Supplied material start

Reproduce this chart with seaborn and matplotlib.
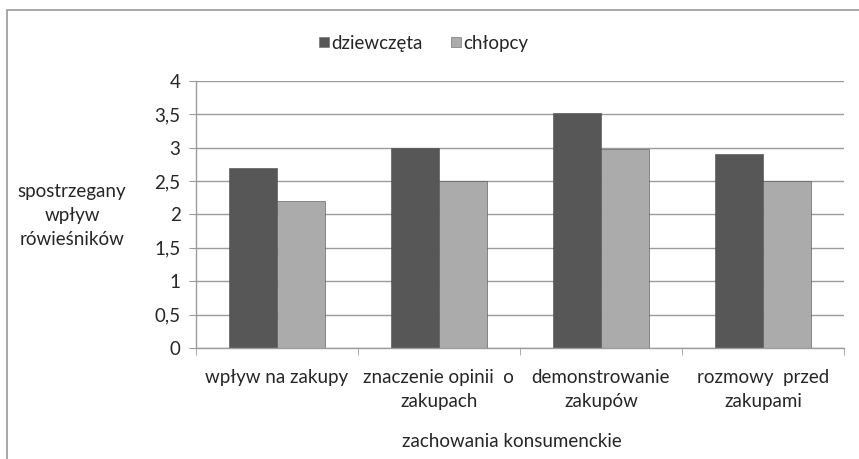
import numpy as np
import pandas as pd
import matplotlib
matplotlib.use("Agg")
import matplotlib.pyplot as plt
import seaborn as sns
from matplotlib.patches import Rectangle
from matplotlib.ticker import FuncFormatter, FixedLocator

# data
categories = ["wpływ na zakupy", "znaczenie opinii  o\nzakupach",
              "demonstrowanie\nzakupów", "rozmowy  przed\nzakupami"]
girls = [2.7, 3.0, 3.52, 2.9]
boys = [2.2, 2.5, 2.98, 2.5]
series = ["dziewczęta", "chłopcy"]

df = pd.DataFrame({
    "kategoria": categories * 2,
    "wartosc": girls + boys,
    "grupa": [series[0]] * 4 + [series[1]] * 4,
})

sns.set_style("white")
plt.rcParams["font.family"] = ["Lato", "DejaVu Sans"]
fs = 13.5

fig = plt.figure(figsize=(8.59, 4.59), dpi=100)
ax = fig.add_axes([0.228, 0.2418, 0.7545, 0.582])

palette = {series[0]: "#575757", series[1]: "#ababab"}
sns.barplot(data=df, x="kategoria", y="wartosc", hue="grupa", palette=palette,
            width=0.59, gap=0, saturation=1, ax=ax, edgecolor="#4a4a4a",
            linewidth=0.4)

# grid and axes
ax.set_ylim(0, 4)
ax.set_xlim(-0.5, 3.5)
ax.set_yticks(np.arange(0, 4.01, 0.5))
ax.yaxis.set_major_formatter(FuncFormatter(lambda v, p: f"{v:g}".replace(".", ",")))
ax.grid(axis="y", color="#9c9c9c", linewidth=1)
ax.set_axisbelow(True)
for s in ["top", "right"]:
    ax.spines[s].set_visible(False)
for s in ["left", "bottom"]:
    ax.spines[s].set_color("#9c9c9c")
    ax.spines[s].set_linewidth(1)

ax.tick_params(axis="y", length=5, color="#9c9c9c", labelsize=fs, pad=6,
               left=True, direction="out")
ax.tick_params(axis="x", which="major", length=0, labelsize=fs, pad=15)
ax.xaxis.set_minor_locator(FixedLocator([-0.5, 0.5, 1.5, 2.5, 3.5]))
ax.tick_params(axis="x", which="minor", length=5, color="#9c9c9c",
               bottom=True, direction="out")
for lbl in ax.get_xticklabels():
    lbl.set_linespacing(1.5)

ax.set_xlabel("")
ax.set_ylabel("")
fig.text(0.5955, 0.038, "zachowania konsumenckie", ha="center", va="center",
         fontsize=fs)
fig.text(0.084, 0.53, "spostrzegany\nwpływ\nrówieśników", ha="center",
         va="center", fontsize=fs, linespacing=1.5)

# legend
ax.get_legend().remove()
handles = [plt.Line2D([], [], marker="s", linestyle="", markersize=7,
                      markerfacecolor=palette[s], markeredgecolor="#777777",
                      markeredgewidth=0.5) for s in series]
fig.legend(handles, series, loc="center", bbox_to_anchor=(0.492, 0.906),
           ncol=2, frameon=False, fontsize=fs, handletextpad=0.05,
           columnspacing=1.4, handlelength=0.7)

# chart border (cropped on right and bottom in the original)
fig.patches.append(Rectangle((7 / 859, -0.05), 1.2, 1 - 10 / 459 + 0.05,
                             transform=fig.transFigure, fill=False,
                             edgecolor="#9a9a9a", linewidth=1.2))

fig.savefig("out.png", dpi=100)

Supplied material end

What is required =
Return each line with "seaborn".

Result for this exercise =
Reproduce this chart with seaborn and matplotlib.
import seaborn as sns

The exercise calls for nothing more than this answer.